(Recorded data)
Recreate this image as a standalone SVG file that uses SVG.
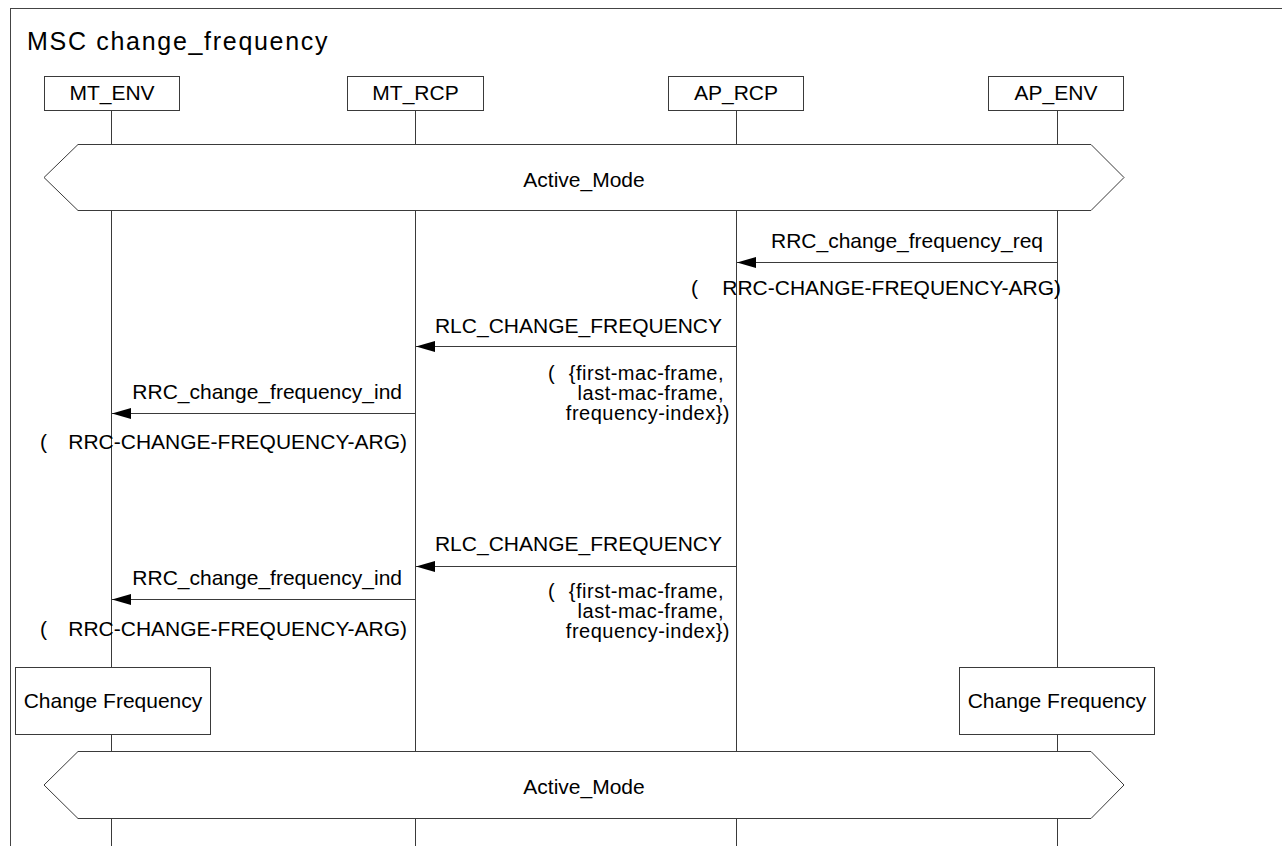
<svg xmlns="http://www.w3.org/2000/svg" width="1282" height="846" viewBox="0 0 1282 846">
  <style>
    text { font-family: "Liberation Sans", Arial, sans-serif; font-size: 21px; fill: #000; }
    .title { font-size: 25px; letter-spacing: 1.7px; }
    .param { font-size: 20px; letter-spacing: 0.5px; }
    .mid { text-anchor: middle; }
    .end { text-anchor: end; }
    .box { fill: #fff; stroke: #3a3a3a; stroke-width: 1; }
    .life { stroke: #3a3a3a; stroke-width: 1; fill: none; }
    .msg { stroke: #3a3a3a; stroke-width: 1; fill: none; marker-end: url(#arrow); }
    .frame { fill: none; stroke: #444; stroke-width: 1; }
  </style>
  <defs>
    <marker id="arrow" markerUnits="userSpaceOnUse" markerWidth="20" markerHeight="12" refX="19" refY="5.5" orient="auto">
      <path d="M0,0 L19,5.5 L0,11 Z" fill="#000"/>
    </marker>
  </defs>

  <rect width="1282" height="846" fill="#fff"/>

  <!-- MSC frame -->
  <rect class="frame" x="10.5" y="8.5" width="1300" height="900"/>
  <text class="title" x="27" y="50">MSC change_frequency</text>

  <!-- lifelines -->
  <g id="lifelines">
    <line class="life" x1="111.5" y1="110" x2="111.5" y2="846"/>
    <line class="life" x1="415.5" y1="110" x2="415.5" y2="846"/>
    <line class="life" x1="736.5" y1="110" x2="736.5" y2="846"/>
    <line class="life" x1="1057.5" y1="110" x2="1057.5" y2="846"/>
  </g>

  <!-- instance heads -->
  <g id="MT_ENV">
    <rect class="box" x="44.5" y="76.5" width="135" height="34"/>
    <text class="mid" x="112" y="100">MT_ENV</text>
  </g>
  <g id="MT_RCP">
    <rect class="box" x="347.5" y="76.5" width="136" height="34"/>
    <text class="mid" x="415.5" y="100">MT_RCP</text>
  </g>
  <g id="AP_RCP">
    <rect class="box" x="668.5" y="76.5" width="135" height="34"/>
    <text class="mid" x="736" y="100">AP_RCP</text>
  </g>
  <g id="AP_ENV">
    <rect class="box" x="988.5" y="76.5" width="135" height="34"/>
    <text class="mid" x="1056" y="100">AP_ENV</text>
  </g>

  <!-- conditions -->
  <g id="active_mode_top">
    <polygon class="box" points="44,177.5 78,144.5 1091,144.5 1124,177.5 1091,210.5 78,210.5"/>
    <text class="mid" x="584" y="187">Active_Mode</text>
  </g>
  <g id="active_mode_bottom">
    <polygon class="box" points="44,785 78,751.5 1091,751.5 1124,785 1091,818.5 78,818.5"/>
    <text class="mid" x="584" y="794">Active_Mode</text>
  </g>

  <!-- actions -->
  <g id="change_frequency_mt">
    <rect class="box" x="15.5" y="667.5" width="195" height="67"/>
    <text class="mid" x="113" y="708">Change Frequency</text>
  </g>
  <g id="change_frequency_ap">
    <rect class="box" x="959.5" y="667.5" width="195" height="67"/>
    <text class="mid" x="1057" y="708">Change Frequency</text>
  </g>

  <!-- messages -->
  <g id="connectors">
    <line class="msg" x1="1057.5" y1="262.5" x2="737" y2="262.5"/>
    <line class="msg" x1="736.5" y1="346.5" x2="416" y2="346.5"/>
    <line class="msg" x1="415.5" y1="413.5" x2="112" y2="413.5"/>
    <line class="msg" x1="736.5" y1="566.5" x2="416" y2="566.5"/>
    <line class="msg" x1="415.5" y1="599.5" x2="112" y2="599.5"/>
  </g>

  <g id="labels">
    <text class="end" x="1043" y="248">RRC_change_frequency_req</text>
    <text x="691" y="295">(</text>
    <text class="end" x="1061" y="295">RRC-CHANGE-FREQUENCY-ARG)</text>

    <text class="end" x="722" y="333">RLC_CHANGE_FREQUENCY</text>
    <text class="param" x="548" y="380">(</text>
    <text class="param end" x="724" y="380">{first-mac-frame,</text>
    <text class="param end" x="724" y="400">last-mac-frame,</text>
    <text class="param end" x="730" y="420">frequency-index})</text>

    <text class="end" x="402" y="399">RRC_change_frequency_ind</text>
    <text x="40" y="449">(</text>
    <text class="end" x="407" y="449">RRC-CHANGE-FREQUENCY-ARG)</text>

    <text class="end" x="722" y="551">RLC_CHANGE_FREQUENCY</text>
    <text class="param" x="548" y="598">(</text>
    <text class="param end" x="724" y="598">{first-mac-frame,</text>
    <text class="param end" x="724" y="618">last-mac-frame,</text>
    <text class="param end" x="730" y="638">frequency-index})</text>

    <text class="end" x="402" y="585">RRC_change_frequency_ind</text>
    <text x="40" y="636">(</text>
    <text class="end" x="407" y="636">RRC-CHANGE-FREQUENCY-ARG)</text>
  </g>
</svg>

--

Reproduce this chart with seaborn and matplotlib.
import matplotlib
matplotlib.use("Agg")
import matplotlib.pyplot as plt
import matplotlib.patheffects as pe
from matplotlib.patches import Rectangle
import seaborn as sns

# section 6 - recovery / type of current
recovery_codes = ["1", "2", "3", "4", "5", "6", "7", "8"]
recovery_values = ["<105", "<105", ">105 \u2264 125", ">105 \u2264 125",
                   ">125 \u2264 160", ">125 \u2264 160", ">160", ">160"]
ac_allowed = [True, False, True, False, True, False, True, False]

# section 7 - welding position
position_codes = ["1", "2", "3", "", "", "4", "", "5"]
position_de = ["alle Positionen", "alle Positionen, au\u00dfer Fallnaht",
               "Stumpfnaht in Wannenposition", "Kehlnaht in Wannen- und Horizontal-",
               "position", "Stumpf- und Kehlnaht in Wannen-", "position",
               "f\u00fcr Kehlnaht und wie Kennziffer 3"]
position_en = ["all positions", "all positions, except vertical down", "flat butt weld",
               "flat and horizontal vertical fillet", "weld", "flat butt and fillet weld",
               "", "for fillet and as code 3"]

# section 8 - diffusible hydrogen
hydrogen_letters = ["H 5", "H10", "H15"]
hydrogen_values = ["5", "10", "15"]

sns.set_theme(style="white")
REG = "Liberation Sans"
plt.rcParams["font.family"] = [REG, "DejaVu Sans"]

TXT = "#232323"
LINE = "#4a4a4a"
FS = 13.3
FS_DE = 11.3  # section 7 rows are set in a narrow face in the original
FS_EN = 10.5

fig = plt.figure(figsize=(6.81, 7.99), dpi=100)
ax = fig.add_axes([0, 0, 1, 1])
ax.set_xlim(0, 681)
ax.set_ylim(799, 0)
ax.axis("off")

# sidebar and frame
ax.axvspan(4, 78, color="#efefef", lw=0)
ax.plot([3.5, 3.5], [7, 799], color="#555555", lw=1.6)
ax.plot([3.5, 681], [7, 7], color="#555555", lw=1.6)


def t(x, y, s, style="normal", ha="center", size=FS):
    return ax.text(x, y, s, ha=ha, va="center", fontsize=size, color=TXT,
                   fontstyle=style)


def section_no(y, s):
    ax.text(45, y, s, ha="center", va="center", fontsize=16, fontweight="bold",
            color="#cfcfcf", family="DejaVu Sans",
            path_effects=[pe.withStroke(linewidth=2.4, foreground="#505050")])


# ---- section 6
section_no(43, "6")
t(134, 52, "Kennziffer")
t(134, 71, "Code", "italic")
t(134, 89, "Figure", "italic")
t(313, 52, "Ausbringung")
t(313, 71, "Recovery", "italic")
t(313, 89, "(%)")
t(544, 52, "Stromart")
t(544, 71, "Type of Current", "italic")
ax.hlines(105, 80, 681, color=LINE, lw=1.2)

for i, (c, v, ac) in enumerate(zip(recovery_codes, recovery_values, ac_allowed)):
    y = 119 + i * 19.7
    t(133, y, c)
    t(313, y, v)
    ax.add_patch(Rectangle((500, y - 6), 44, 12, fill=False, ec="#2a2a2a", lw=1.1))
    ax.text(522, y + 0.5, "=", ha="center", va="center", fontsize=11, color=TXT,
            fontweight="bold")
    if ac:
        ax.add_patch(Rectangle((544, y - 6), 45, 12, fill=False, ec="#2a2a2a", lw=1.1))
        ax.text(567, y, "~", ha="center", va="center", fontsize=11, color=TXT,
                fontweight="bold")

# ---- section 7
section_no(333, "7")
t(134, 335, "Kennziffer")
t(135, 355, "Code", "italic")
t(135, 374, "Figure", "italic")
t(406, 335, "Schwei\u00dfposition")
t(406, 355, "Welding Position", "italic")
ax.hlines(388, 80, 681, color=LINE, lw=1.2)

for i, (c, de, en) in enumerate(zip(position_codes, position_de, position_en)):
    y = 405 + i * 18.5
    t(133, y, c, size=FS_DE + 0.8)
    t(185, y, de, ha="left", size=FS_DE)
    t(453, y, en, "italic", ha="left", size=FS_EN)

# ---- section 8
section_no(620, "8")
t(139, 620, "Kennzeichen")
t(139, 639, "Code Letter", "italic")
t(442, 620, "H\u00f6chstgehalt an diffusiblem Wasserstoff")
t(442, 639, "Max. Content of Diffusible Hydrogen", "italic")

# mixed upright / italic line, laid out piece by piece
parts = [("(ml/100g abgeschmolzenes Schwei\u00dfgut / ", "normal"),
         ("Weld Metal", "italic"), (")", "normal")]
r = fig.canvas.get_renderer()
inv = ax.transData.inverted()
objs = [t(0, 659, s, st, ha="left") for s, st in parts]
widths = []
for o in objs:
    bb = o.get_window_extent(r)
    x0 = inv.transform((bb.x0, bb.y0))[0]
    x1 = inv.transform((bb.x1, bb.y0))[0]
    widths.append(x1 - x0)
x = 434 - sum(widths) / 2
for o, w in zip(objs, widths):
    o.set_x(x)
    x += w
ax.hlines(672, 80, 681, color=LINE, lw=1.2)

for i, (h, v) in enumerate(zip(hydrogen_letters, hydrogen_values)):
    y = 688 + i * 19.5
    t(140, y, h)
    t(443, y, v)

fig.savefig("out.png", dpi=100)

TASK INSTRUCTIONS:
Exactly the lines above from the one with "Reproduce this chart" to the one with "import seaborn as sns", both included, are to be quoted; leave the rest out.

EXERCISE ANSWER:
Reproduce this chart with seaborn and matplotlib.
import matplotlib
matplotlib.use("Agg")
import matplotlib.pyplot as plt
import matplotlib.patheffects as pe
from matplotlib.patches import Rectangle
import seaborn as sns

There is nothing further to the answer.